Un nuevo fracaso de la "primavera árabe"
EL CAIRO.- "Las «primaveras árabes » son una daga en el corazón de la ideología de Al-Qaeda", sostenía Bruce Riedel, un analista del think-tank Brookings Institution, especializado en islamismo político, poco después de la caída del egipcio Hosni Mubarak, el evento que propulsó las revueltas árabes. Su argumento resultaba bastante lógico: los jóvenes de la plaza Tahrir en El Cairo habían conseguido en 18 días lo que no había podido hacer Al-Qaeda en una década. El mensaje de que la violencia no es la mejor herramienta para provocar un cambio político era claro.
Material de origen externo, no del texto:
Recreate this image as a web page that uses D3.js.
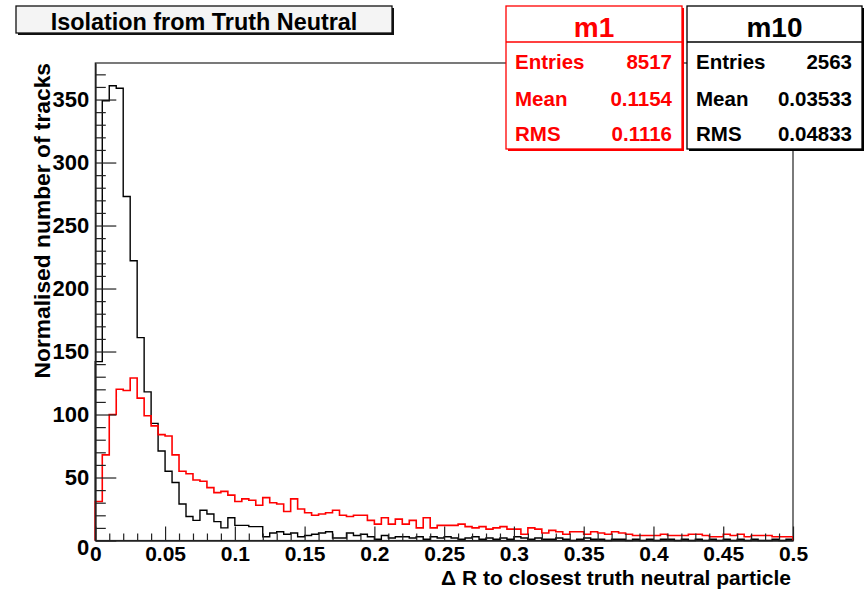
<!DOCTYPE html>
<html>
<head>
<meta charset="utf-8">
<script src="https://cdn.jsdelivr.net/npm/d3@7"></script>
<style>
  html, body { margin: 0; padding: 0; background: #fff; }
  svg { display: block; }
  text { font-family: "Liberation Sans", Arial, Helvetica, sans-serif; font-weight: bold; }
</style>
</head>
<body>
<svg id="chart" width="867" height="590"></svg>
<script>
// ---- Data ----
const binEdges = [0, 0.5];          // histogram range
const nBins = 100;                  // bins of width 0.005
const m10Values = [142,349,361,359,273,222,161,118,93,71,
  55,46,29,19,16,24,21,15,10,18,
  12,12,11,11,3,6,7,5,6,3,
  4,5,6,7,2,2,6,4,5,3,
  1,4,2,3,3,2,3,1,3,2,
  3,2,1,2,3,1,2,1,2,1,
  3,2,1,2,1,1,2,1,0,1,
  2,1,1,0,1,1,0,1,0,1,
  0,1,1,0,1,0,1,0,1,0,
  1,0,1,0,1,0,0,1,0,1];
const m1Values = [31,68,100,120,119,129,113,99,91,84,
  83,68,55,53,48,47,42,38,39,36,
  31,33,32,28,34,30,29,23,33,25,
  22,20,21,22,24,20,19,20,20,16,
  13,18,13,17,13,16,10,18,10,12,
  12,12,13,11,10,11,9,10,11,9,
  9,5,10,9,6,8,7,5,7,7,
  5,7,6,5,7,6,5,4,4,4,
  4,5,4,4,4,5,5,4,3,3,
  5,4,5,3,4,4,4,3,3,3];
const xTicks = [0,0.05,0.1,0.15,0.2,0.25,0.3,0.35,0.4,0.45,0.5];
const yTicks = [0,50,100,150,200,250,300,350];
const yMax = 379;
const titleText = "Isolation from Truth Neutral";
const xTitle = "\u0394 R to closest truth neutral particle";
const yTitle = "Normalised number of tracks";
const statsM1 = {name: "m1", rows: [["Entries","8517"],["Mean","0.1154"],["RMS","0.1116"]]};
const statsM10 = {name: "m10", rows: [["Entries","2563"],["Mean","0.03533"],["RMS","0.04833"]]};

// ---- Layout ----
const svg = d3.select("#chart");
const L = 95.3, R = 793, T = 63, B = 540.5;
const x = d3.scaleLinear().domain(binEdges).range([L, R]);
const y = d3.scaleLinear().domain([0, yMax]).range([B, T]);
const bw = (binEdges[1] - binEdges[0]) / nBins;

// frame
svg.append("rect").attr("x", L).attr("y", T).attr("width", R - L).attr("height", B - T)
  .attr("fill", "none").attr("stroke", "#222").attr("stroke-width", 1.2);

function stepPath(vals) {
  const p = d3.path();
  p.moveTo(x(0), y(0));
  vals.forEach((v, i) => {
    p.lineTo(x(i * bw), y(v));
    p.lineTo(x((i + 1) * bw), y(v));
  });
  p.lineTo(x(vals.length * bw), y(0));
  return p.toString();
}

svg.append("path").attr("d", stepPath(m10Values)).attr("fill", "none")
  .attr("stroke", "#000").attr("stroke-width", 1.4);
svg.append("path").attr("d", stepPath(m1Values)).attr("fill", "none")
  .attr("stroke", "#ff0000").attr("stroke-width", 1.6);

// axes
const fmt = d => String(+d.toFixed(2));
const xMinor = d3.range(0, 51).map(i => i * 0.01).filter(v => Math.round(v * 100) % 5 !== 0);
const yMinor = d3.range(0, 38).map(i => i * 10).filter(v => v % 50 !== 0);

const gx = svg.append("g").attr("transform", `translate(0,${B})`)
  .call(d3.axisBottom(x).tickValues(xTicks).tickSize(-14).tickSizeOuter(0).tickPadding(6).tickFormat(fmt));
svg.append("g").attr("transform", `translate(0,${B})`)
  .call(d3.axisBottom(x).tickValues(xMinor).tickSize(-7).tickSizeOuter(0).tickFormat(""));
const gy = svg.append("g").attr("transform", `translate(${L},0)`)
  .call(d3.axisLeft(y).tickValues(yTicks).tickSize(-21).tickSizeOuter(0).tickPadding(6).tickFormat(fmt));
svg.append("g").attr("transform", `translate(${L},0)`)
  .call(d3.axisLeft(y).tickValues(yMinor).tickSize(-10.5).tickSizeOuter(0).tickFormat(""));

svg.selectAll(".domain").attr("stroke", "#222").attr("stroke-width", 1.2);
svg.selectAll(".tick line").attr("stroke", "#222").attr("stroke-width", 1.2);
svg.selectAll(".tick text").attr("font-size", 21).attr("font-weight", "bold")
  .attr("font-family", "'Liberation Sans', Arial, sans-serif").attr("fill", "#000");
gy.selectAll(".tick text").attr("font-size", 22);
gy.selectAll(".tick text").filter(d => d === 0).attr("dy", "0.65em");

// axis titles
svg.append("text").attr("x", 791).attr("y", 584.5).attr("text-anchor", "end")
  .attr("font-size", 21).text(xTitle);
svg.append("text").attr("transform", `translate(50,${T}) rotate(-90)`).attr("text-anchor", "end")
  .attr("font-size", 22.8).text(yTitle);

// title box
function box(x0, y0, w, h, stroke, fill) {
  svg.append("rect").attr("x", x0 + 2).attr("y", y0 + 2).attr("width", w).attr("height", h)
    .attr("fill", stroke);
  svg.append("rect").attr("x", x0).attr("y", y0).attr("width", w).attr("height", h)
    .attr("fill", fill).attr("stroke", stroke).attr("stroke-width", 1.3);
}
box(16, 6, 376, 27, "#111", "#f4f4f4");
svg.append("text").attr("x", 204).attr("y", 30).attr("text-anchor", "middle")
  .attr("font-size", 23.4).text(titleText);

// stats boxes
function stats(s, x0, w, color) {
  const y0 = 6, h = 143;
  box(x0, y0, w, h, color, "#fff");
  svg.append("line").attr("x1", x0).attr("x2", x0 + w).attr("y1", 42).attr("y2", 42)
    .attr("stroke", color).attr("stroke-width", 1.3);
  svg.append("text").attr("x", x0 + w / 2).attr("y", 37).attr("text-anchor", "middle")
    .attr("font-size", 28).attr("fill", color).text(s.name);
  const rowY = [69, 105.5, 141];
  s.rows.forEach((r, i) => {
    svg.append("text").attr("x", x0 + 9).attr("y", rowY[i]).attr("font-size", 20.5)
      .attr("fill", color).text(r[0]);
    svg.append("text").attr("x", x0 + w - 10).attr("y", rowY[i]).attr("text-anchor", "end")
      .attr("font-size", 20.5).attr("fill", color).text(r[1]);
  });
}
stats(statsM1, 506, 176, "#ff0000");
stats(statsM10, 687, 175, "#000");
</script>
</body>
</html>
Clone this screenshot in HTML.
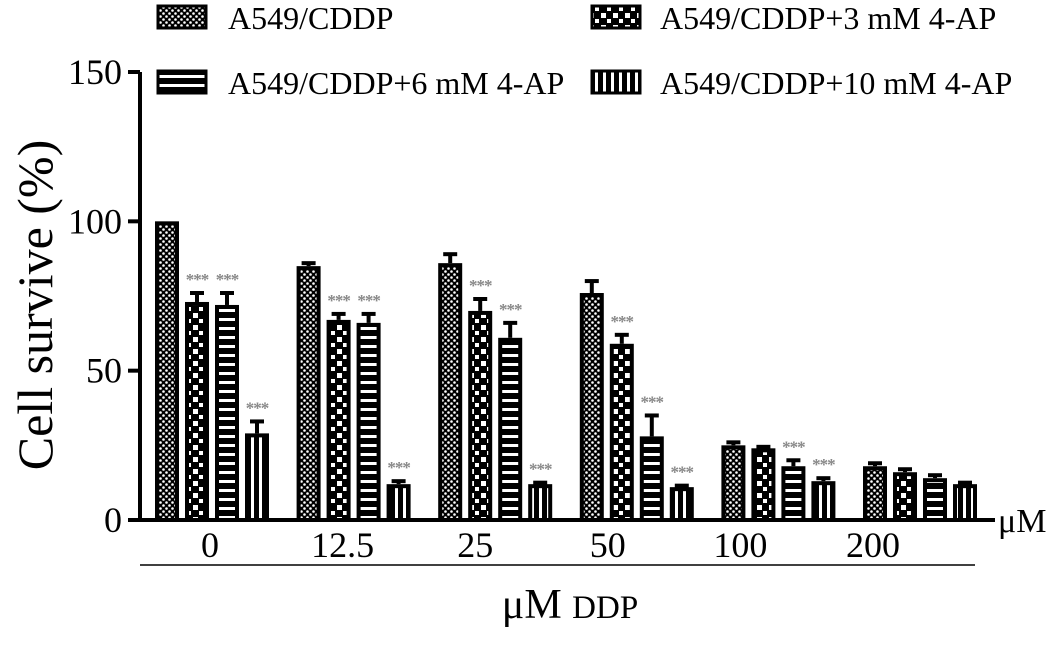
<!DOCTYPE html>
<html><head><meta charset="utf-8">
<style>
body{margin:0;background:#fff;}
svg{display:block;font-family:"Liberation Serif",serif;}
</style></head>
<body>
<svg id="chart" width="1063" height="656" viewBox="0 0 1063 656">
<defs>
<pattern id="p0" width="6" height="6" patternUnits="userSpaceOnUse"><rect width="6" height="6" fill="#000"/><circle cx="1.5" cy="1.5" r="1.3" fill="#fff"/><circle cx="4.5" cy="4.5" r="1.3" fill="#fff"/></pattern>
<pattern id="p1" width="12" height="12" patternUnits="userSpaceOnUse"><rect width="12" height="12" fill="#000"/><rect x="1" y="1" width="5" height="5" fill="#fff"/><rect x="7" y="7" width="4" height="4" fill="#fff"/></pattern>
<pattern id="p2" width="10" height="9" patternUnits="userSpaceOnUse"><rect width="10" height="9" fill="#000"/><rect y="3" width="10" height="3" fill="#fff"/></pattern>
<pattern id="p3" width="8" height="10" patternUnits="userSpaceOnUse"><rect width="8" height="10" fill="#000"/><rect x="3" width="3" height="10" fill="#fff"/></pattern>
</defs>
<g id="legend">
<g><rect x="158" y="6" width="48" height="22" fill="url(#p0)" stroke="#000" stroke-width="3"/><text x="228" y="29" font-size="32">A549/CDDP</text></g>
<g><rect x="592" y="6" width="48" height="22" fill="url(#p1)" stroke="#000" stroke-width="3"/><text x="660" y="29" font-size="32">A549/CDDP+3 mM 4-AP</text></g>
<g><rect x="158" y="71" width="48" height="22" fill="url(#p2)" stroke="#000" stroke-width="3"/><text x="228" y="94" font-size="32">A549/CDDP+6 mM 4-AP</text></g>
<g><rect x="592" y="71" width="48" height="22" fill="url(#p3)" stroke="#000" stroke-width="3"/><text x="660" y="94" font-size="32">A549/CDDP+10 mM 4-AP</text></g>
</g>
<text transform="translate(52,305) rotate(-90)" text-anchor="middle" font-size="50">Cell survive (%)</text>
<text x="998" y="532" font-size="34">μM</text>
<line x1="140" y1="565" x2="975" y2="565" stroke="#000" stroke-width="1.5"/>
<text x="570" y="618" text-anchor="middle" font-size="42">μM <tspan font-size="33">DDP</tspan></text>
<g id="marks"></g>
</svg>
<script>
const categories=["0","12.5","25","50","100","200"];
const seriesCDDP=[100,85,86,76,25,18];
const series3mM=[73,67,70,59,24,16];
const series6mM=[72,66,61,28,18,14];
const series10mM=[29,12,12,11,13,12];
const errCDDP=[0,1,3,4,1,1];
const err3mM=[3,2,4,3,0.5,1];
const err6mM=[4,3,5,7,2,1];
const err10mM=[4,1,0.5,0.5,1,0.5];
const sig3mM=[true,true,true,true,false,false];
const sig6mM=[true,true,true,true,true,false];
const sig10mM=[true,true,true,true,true,false];
const yTicks=[0,50,100,150];
const svgNS="http://www.w3.org/2000/svg";
const g=document.getElementById('marks');
const y=v=>520-v*448/150;
const groupX=i=>155+i*141.6;
const barX=(i,s)=>groupX(i)+s*30;
const labelX=i=>210+i*132.6;
const BW=24;
function mk(t,a){const e=document.createElementNS(svgNS,t);for(const k in a)e.setAttribute(k,a[k]);g.appendChild(e);return e;}
let ax=mk('line',{x1:140,y1:y(150),x2:140,y2:522,stroke:'#000','stroke-width':4});


let xa=mk('line',{x1:138,y1:520,x2:995,y2:520,stroke:'#000','stroke-width':4});


yTicks.forEach(v=>{
 let t=mk('line',{x1:128,y1:y(v),x2:140,y2:y(v),stroke:'#000','stroke-width':4});
 
 
 let l=mk('text',{x:122,y:y(v)+12,'text-anchor':'end','font-size':36});
 l.textContent=v;
 
 
});
categories.forEach((c,i)=>{
 let l=mk('text',{x:labelX(i),y:557,'text-anchor':'middle','font-size':36});
 l.textContent=c;
 
 
});
const series=[[seriesCDDP,errCDDP,null],[series3mM,err3mM,sig3mM],[series6mM,err6mM,sig6mM],[series10mM,err10mM,sig10mM]];
series.forEach(([vals,errs,sig],s)=>{
 vals.forEach((v,i)=>{
  const x=barX(i,s),cx=x+BW/2;
  if(errs[i]>0){
   let e=mk('line',{x1:cx,y1:y(v),x2:cx,y2:y(v+errs[i]),stroke:'#000','stroke-width':4});
   
   
   let c=mk('line',{x1:cx-7,y1:y(v+errs[i]),x2:cx+7,y2:y(v+errs[i]),stroke:'#000','stroke-width':4});
   
   
  }
  let r=mk('rect',{x:x+2,y:y(v)+2,width:BW-4,height:520-y(v)-2,fill:'url(#p'+s+')',stroke:'#000','stroke-width':4});
  
  
  if(sig&&sig[i]){
   let t=mk('text',{x:cx,y:y(v+errs[i])-8,'text-anchor':'middle','font-size':17,fill:'#888','font-weight':'bold','letter-spacing':'-1'});
   t.textContent='***';
   
   
  }
 });
});
</script>
</body></html>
Sin embargo, en varios escenarios y de forma paralela, la trayectoria de las presuntas transiciones a la democracia se fueron torciendo. A medida que las esperanzas se veían frustradas, crecía el influjo del jihadismo, que experimentó una verdadera eclosión con la irrupción de Estado Islámico (EI) en Siria e Irak. Incluso en un país como Túnez, que constituye el único caso de éxito de la "primavera árabe", la violencia y polarización que irradian las guerras en estos dos países propulsaron el jihadismo.
Según el ministerio del Interior, unos 3000 tunecinos se desplazaron a Siria o Irak para combatir en sus respectivos conflictos bélicos, y un 80% de ellos se unió a las filas del autodenominado EI. Sorprendentemente, Túnez, con sus 11 millones de habitantes, se reveló como una de las mayores canteras de reclutamiento de esta sanguinaria milicia. Por ejemplo, se estima que la cifra de sus combatientes jihadistas marroquíes es de 1500, a pesar de que Marruecos cuenta con una población casi cuatro veces mayor que la de Túnez.
Los tentáculos del jihadismo también golpearon con dureza e insistencia dentro de las fronteras de Túnez, ya que sus atentados se saldaron con la muerte de 23 miembros de las fuerzas de seguridad el año pasado.
Según los expertos, las razones que explican el tirón del jihadismo en Túnez son de diversa índole. En primer lugar, no fue hasta el último año y medio que el gobierno tunecino situó la lucha contra las redes de captación jihadistas entre sus prioridades. Además, la implantación de grupos extremistas en sus países vecinos de Libia y Argelia, con quien comparte unas porosas fronteras, facilitó la entrada de armas y activistas experimentados. Este flujo se aceleró, sobre todo, después del final de la guerra civil en Libia.
No es fácil medir cuál es el verdadero apoyo con el que cuenta el jihadismo entre la sociedad tunecina. Y es que ni tan siquiera existe consenso a la hora de señalar cuál es el principal grupo jihadista del país. Los confines entre esta ideología y el salafismo, una corriente ultraconservadora del islam, no están nada claros. Así, algunos analistas consideran a Ansar al-Sharia, un grupo con un cierto respaldo, como un grupo jihadista, mientras otros estiman que tan sólo una minoría de sus miembros se integraron en células terroristas.
De lo que no hay duda es de la gran distancia ideológica que separa al jihadismo del liderazgo de Ennahda. Este histórico partido islamista fue el segundo más votado en las elecciones de noviembre pasado y forma parte de la coalición gobernante en Túnez.
Ennahda desempeñó un rol central en la aprobación de la nueva Constitución democrática del país en 2014 que consagra la separación entre religión y Estado. Por eso, los extremistas los acusan de haber abandonado el objetivo de implantar un Estado islámico.
Paradójicamente, la victoria del laicismo en Túnez y la moderación de Ennahda podrían haber contribuido a la radicalización de algunas corrientes del islamismo más ultraconservador en Túnez. En este país, laico del mundo árabe, el Estado islámico difícilmente llegará a través de las urnas.